Getting a step ahead of tuberculosis' drug resistance evolution

In the face of natural selection, genetic mutations set some individuals up for success. A single change to the sequence of a gene can give an organism an advantage—and if that mutation is passed to future generations, it may shape the fate of the species.

Now, scientists have determined that evolutionary adaptation is steered in part by an imbalance in the types of mutations that tend to crop up in genomes most often. For a variety of reasons, certain letters or segments of the genetic code are more prone to mutation than others. Understanding the impact of this mutational bias could help scientists predict how pathogens and cancer cells are most likely to evolve resistance to the drugs used to treat them. That, in turn, will aid the design of new drugs and treatment strategies.

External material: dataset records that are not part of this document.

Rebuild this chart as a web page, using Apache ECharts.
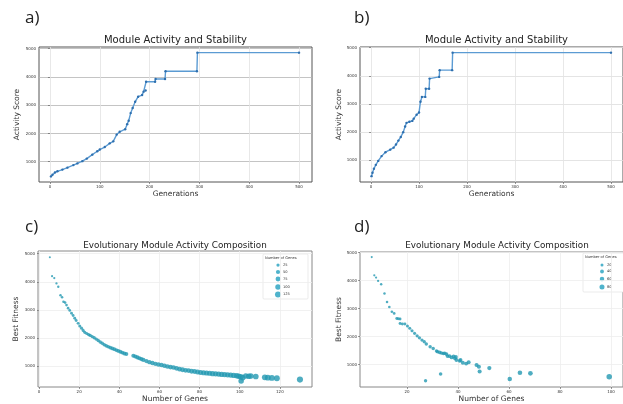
<html>
<head>
    <meta charset="UTF-8">
    <title>Module Activity</title>
    <style>
        body { margin: 0; background: #fff; }
    </style>
    <script src="https://cdn.jsdelivr.net/npm/echarts@6/dist/echarts.min.js"></script>
</head>
<body>
<div id="main" style="width: 623px;height:404px;"></div>
<script>
// a) best activity score per generation (run 1)
var genA   = [2, 5, 10, 15, 25, 35, 47, 55, 65, 74, 85, 95, 100, 110, 120, 127, 134, 140, 151, 155, 158, 162, 166, 171, 177, 185, 188, 192, 193, 211, 212, 231, 232, 295, 296, 500];
var scoreA = [480, 540, 620, 660, 720, 790, 880, 940, 1020, 1110, 1250, 1370, 1430, 1520, 1650, 1720, 1960, 2060, 2150, 2330, 2450, 2720, 2900, 3120, 3300, 3360, 3480, 3520, 3830, 3830, 3930, 3930, 4200, 4200, 4860, 4860];
// b) run 2
var genB   = [1, 3, 6, 10, 15, 22, 30, 40, 47, 52, 57, 62, 67, 71, 74, 80, 86, 89, 95, 100, 103, 106, 113, 114, 121, 122, 142, 143, 169, 170, 500];
var scoreB = [440, 560, 700, 840, 980, 1150, 1290, 1380, 1450, 1560, 1700, 1830, 2000, 2200, 2330, 2370, 2400, 2480, 2620, 2700, 3080, 3250, 3250, 3540, 3540, 3900, 3960, 4200, 4200, 4820, 4820];
// c) number of genes vs best fitness
var genesC = [5.4, 6.5, 7.6, 8.7, 9.6, 10.7, 11.5, 12.2, 13, 13.7, 14.5, 15.3, 16.2, 17, 17.8, 18.5, 19.5, 20.3, 21.2, 22, 22.8, 23.8, 24.7, 25.5, 26.5, 27.5, 28.5, 29.5, 30.5, 31.5, 32.5, 33.5, 34.5, 35.5, 36.5, 37.5, 38.5, 39.5, 40.5, 41.5, 42.5, 43.5, 47, 48, 49, 50, 51, 52, 53.5, 55, 56.5, 58, 59.5, 61, 62.5, 64, 65.5, 67, 68.5, 70, 71.5, 73, 74.5, 76, 77.5, 79, 80.5, 82, 83.5, 85, 86.5, 88, 89.5, 91, 92.5, 94, 95.5, 97, 98.5, 99.5, 100.5, 100.7, 101.5, 103, 104.5, 105.5, 108, 112.5, 114, 116, 118.5, 130];
var fitC   = [4870, 4200, 4130, 3940, 3820, 3520, 3450, 3290, 3260, 3170, 3060, 2980, 2880, 2800, 2700, 2620, 2520, 2430, 2350, 2270, 2200, 2160, 2120, 2090, 2050, 2010, 1960, 1910, 1860, 1810, 1760, 1720, 1690, 1660, 1630, 1600, 1570, 1540, 1510, 1480, 1450, 1430, 1370, 1340, 1310, 1280, 1250, 1220, 1180, 1140, 1110, 1080, 1060, 1040, 1010, 985, 965, 950, 920, 890, 870, 850, 840, 820, 810, 790, 775, 765, 755, 745, 730, 725, 715, 705, 700, 690, 680, 670, 660, 640, 620, 470, 590, 650, 640, 650, 630, 600, 590, 580, 570, 520];
// d) second run
var genesD = [6.2, 7.2, 7.9, 8.7, 9.9, 11.2, 12.2, 13.1, 14.1, 15, 16, 16.6, 17.3, 17.3, 18.2, 19.2, 20.2, 21.1, 22, 23, 24, 24.9, 25.9, 26.8, 27.6, 29.1, 30.3, 31.6, 32, 32.8, 33.5, 34.3, 34.8, 35.5, 35.9, 36.7, 37.5, 38.3, 38.8, 39.2, 39.4, 40.7, 41, 41.9, 43.2, 44.2, 27.3, 33.2, 47.3, 48.2, 48.5, 52.3, 60.3, 64.3, 68.4, 99.3];
var fitD   = [4840, 4190, 4110, 3990, 3870, 3540, 3240, 3060, 2890, 2830, 2650, 2640, 2630, 2470, 2450, 2450, 2380, 2300, 2210, 2120, 2030, 1960, 1880, 1820, 1740, 1640, 1580, 1490, 1460, 1440, 1420, 1400, 1410, 1380, 1310, 1310, 1260, 1300, 1230, 1280, 1170, 1140, 1170, 1070, 1040, 1085, 430, 670, 990, 930, 760, 880, 490, 715, 694, 573];

var genTicks   = [0, 100, 200, 300, 400, 500];
var scoreTicks = [1000, 2000, 3000, 4000, 5000];
var geneTicksC = [0, 20, 40, 60, 80, 100, 120];
var geneTicksD = [20, 40, 60, 80, 100];
var legendC    = [25, 50, 75, 100, 125];
var legendD    = [20, 40, 60, 80];

var lineTitle    = 'Module Activity and Stability';
var scatterTitle = 'Evolutionary Module Activity Composition';

function pairs(xs, ys) {
    return xs.map(function (x, i) { return [x, ys[i]]; });
}
// marker diameter grows with the square root of the gene count
function dotSize(n) {
    return 1 + 0.45 * Math.sqrt(n);
}
function plain(v) { return String(v); }

var tickFont = { fontSize: 4, color: '#333', fontFamily: 'DejaVu Sans' };
var nameFont = { fontSize: 7.5, color: '#333', fontFamily: 'DejaVu Sans' };

function xAxisOf(i, min, max, ticks, name, gridColor) {
    return {
        gridIndex: i, type: 'value', min: min, max: max,
        axisLine: { show: false },
        axisTick: { show: true, customValues: ticks, length: 2, lineStyle: { color: '#555', width: 0.6 } },
        axisLabel: { customValues: ticks, formatter: plain, margin: 3, fontSize: tickFont.fontSize, color: tickFont.color, fontFamily: tickFont.fontFamily },
        splitLine: { show: true, lineStyle: { color: gridColor, width: 0.8 } },
        name: name, nameLocation: 'middle', nameGap: 8, nameTextStyle: nameFont
    };
}
function yAxisOf(i, min, max, name, gap, gridColor) {
    return {
        gridIndex: i, type: 'value', min: min, max: max,
        axisLine: { show: false },
        axisTick: { show: true, customValues: scoreTicks, length: 2, lineStyle: { color: '#555', width: 0.6 } },
        axisLabel: { customValues: scoreTicks, formatter: plain, margin: 3, fontSize: tickFont.fontSize, color: tickFont.color, fontFamily: tickFont.fontFamily },
        splitLine: { show: true, lineStyle: { color: gridColor, width: 0.8 } },
        name: name, nameLocation: 'middle', nameGap: gap, nameTextStyle: nameFont
    };
}
function lineSeries(i, xs, ys) {
    return {
        type: 'line', xAxisIndex: i, yAxisIndex: i,
        data: pairs(xs, ys),
        symbol: 'circle', symbolSize: 2.4, showAllSymbol: true,
        lineStyle: { color: '#5b9bd3', width: 1.4 },
        itemStyle: { color: '#2e6fae' },
        animation: false
    };
}
function scatterSeries(i, xs, ys) {
    return {
        type: 'scatter', xAxisIndex: i, yAxisIndex: i,
        data: pairs(xs, ys),
        symbolSize: function (v) { return dotSize(v[0]); },
        itemStyle: { color: '#2398b2', opacity: 0.8 },
        animation: false
    };
}

// size legends drawn as small boxes inside the scatter plots
function sizeLegend(x, y, w, h, values, rowYs, dotX) {
    var els = [{
        type: 'rect', shape: { x: x, y: y, width: w, height: h, r: 1 },
        style: { fill: '#fff', stroke: '#ddd', lineWidth: 0.6 }
    }, {
        type: 'text', x: x + 2, y: y + 2,
        style: { text: 'Number of Genes', fontSize: 3.6, fill: '#333', fontFamily: 'DejaVu Sans' }
    }];
    values.forEach(function (v, k) {
        els.push({ type: 'circle', shape: { cx: dotX, cy: rowYs[k], r: dotSize(v) / 2 },
                   style: { fill: '#4fb3cc' } });
        els.push({ type: 'text', x: dotX + 5, y: rowYs[k],
                   style: { text: String(v), fontSize: 3.6, fill: '#333', fontFamily: 'DejaVu Sans', verticalAlign: 'middle' } });
    });
    return els;
}

function textEl(x, y, str, size, family, align) {
    return { type: 'text', x: x, y: y,
             style: { text: str, fontSize: size, fontFamily: family, fill: '#222', align: align, verticalAlign: 'top' } };
}

var myChart = echarts.init(document.getElementById('main'), null, { renderer: 'canvas' });
var option = {
    backgroundColor: '#fff',
    grid: [
        { left: 39, top: 47, width: 273, height: 135, show: true, borderColor: '#555', borderWidth: 1 },
        { left: 360, top: 47, width: 273, height: 135, show: true, borderColor: '#555', borderWidth: 1 },
        { left: 38, top: 251, width: 274, height: 136, show: true, borderColor: '#888', borderWidth: 1 },
        { left: 360, top: 252, width: 274, height: 135, show: true, borderColor: '#888', borderWidth: 1 }
    ],
    xAxis: [
        xAxisOf(0, -22, 526, genTicks, 'Generations', '#e2e2e2'),
        xAxisOf(1, -23, 525, genTicks, 'Generations', '#e2e2e2'),
        xAxisOf(2, -0.5, 136, geneTicksC, 'Number of Genes', '#eeeeee'),
        xAxisOf(3, 1.6, 104.7, geneTicksD, 'Number of Genes', '#eeeeee')
    ],
    yAxis: [
        yAxisOf(0, 282, 5060, 'Activity Score', 18, '#b5b5b5'),
        yAxisOf(1, 232, 5021, 'Activity Score', 16, '#dddddd'),
        yAxisOf(2, 257, 5094, 'Best Fitness', 18, '#eeeeee'),
        yAxisOf(3, 206, 5021, 'Best Fitness', 16, '#eeeeee')
    ],
    series: [
        lineSeries(0, genA, scoreA),
        lineSeries(1, genB, scoreB),
        scatterSeries(2, genesC, fitC),
        scatterSeries(3, genesD, fitD)
    ],
    graphic: [
        textEl(175.5, 35, lineTitle, 10, 'DejaVu Sans', 'center'),
        textEl(496.5, 35, lineTitle, 10, 'DejaVu Sans', 'center'),
        textEl(175, 241, scatterTitle, 8.8, 'DejaVu Sans', 'center'),
        textEl(497, 241, scatterTitle, 8.8, 'DejaVu Sans', 'center'),
        textEl(25, 10, 'a)', 17, 'Open Sans', 'left'),
        textEl(354, 10, 'b)', 17, 'Open Sans', 'left'),
        textEl(25, 219, 'c)', 17, 'Open Sans', 'left'),
        textEl(354, 219, 'd)', 17, 'Open Sans', 'left')
    ].concat(
        sizeLegend(263, 254, 45, 45, legendC, [265, 272, 279, 287, 294.5], 278),
        sizeLegend(583, 253, 50, 39, legendD, [265, 271.5, 279, 287], 602)
    )
};
myChart.setOption(option);
</script>
</body>
</html>
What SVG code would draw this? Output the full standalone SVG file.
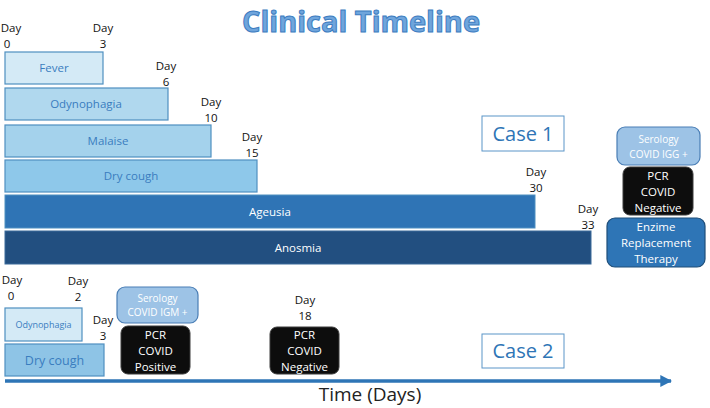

Cold Spring Harbor Laboratory Assistant Professor David McCandlish, who led a study with collaborator Joshua Payne at the Swiss Institute of Bioinformatics, points out that there is often more than one genetic solution to a problem. In the case of bacteria exposed to an antibiotic, for example, dozens of different mutations can confer an ability to resist the drug. But certain paths to resistance are more common than others. Hundreds of different drug-resistance mutations have been found in tuberculosis (TB) bacteria isolated from patients, McCandlish says, but some of these are 100 times more common than others.

McCandlish and his colleagues analyzed thousands of adaptive changes found in three different microorganisms, including bacteria that cause tuberculosis. The researchers determined that the types of genetic changes that accumulated during adaptive evolution, both in natural and laboratory settings, are indeed the classes of mutations that occur most frequently. They reported these findings in the Proceedings of the National Academy of Sciences, noting several factors that influence how closely the adaptive changes found in a population mirror the spectrum of mutations in that species. 

The relationship was strongest, McCandlish says, when populations experienced few beneficial mutations per generation. He explains: 

"If that number is low, it means that the population is really just waiting for any mutation that can get the job done. And if the number is high, what it means is that probably there are going to be several different mutations that can solve this problem, and the one that we're going to see at the end of the process is just the one that solves it best."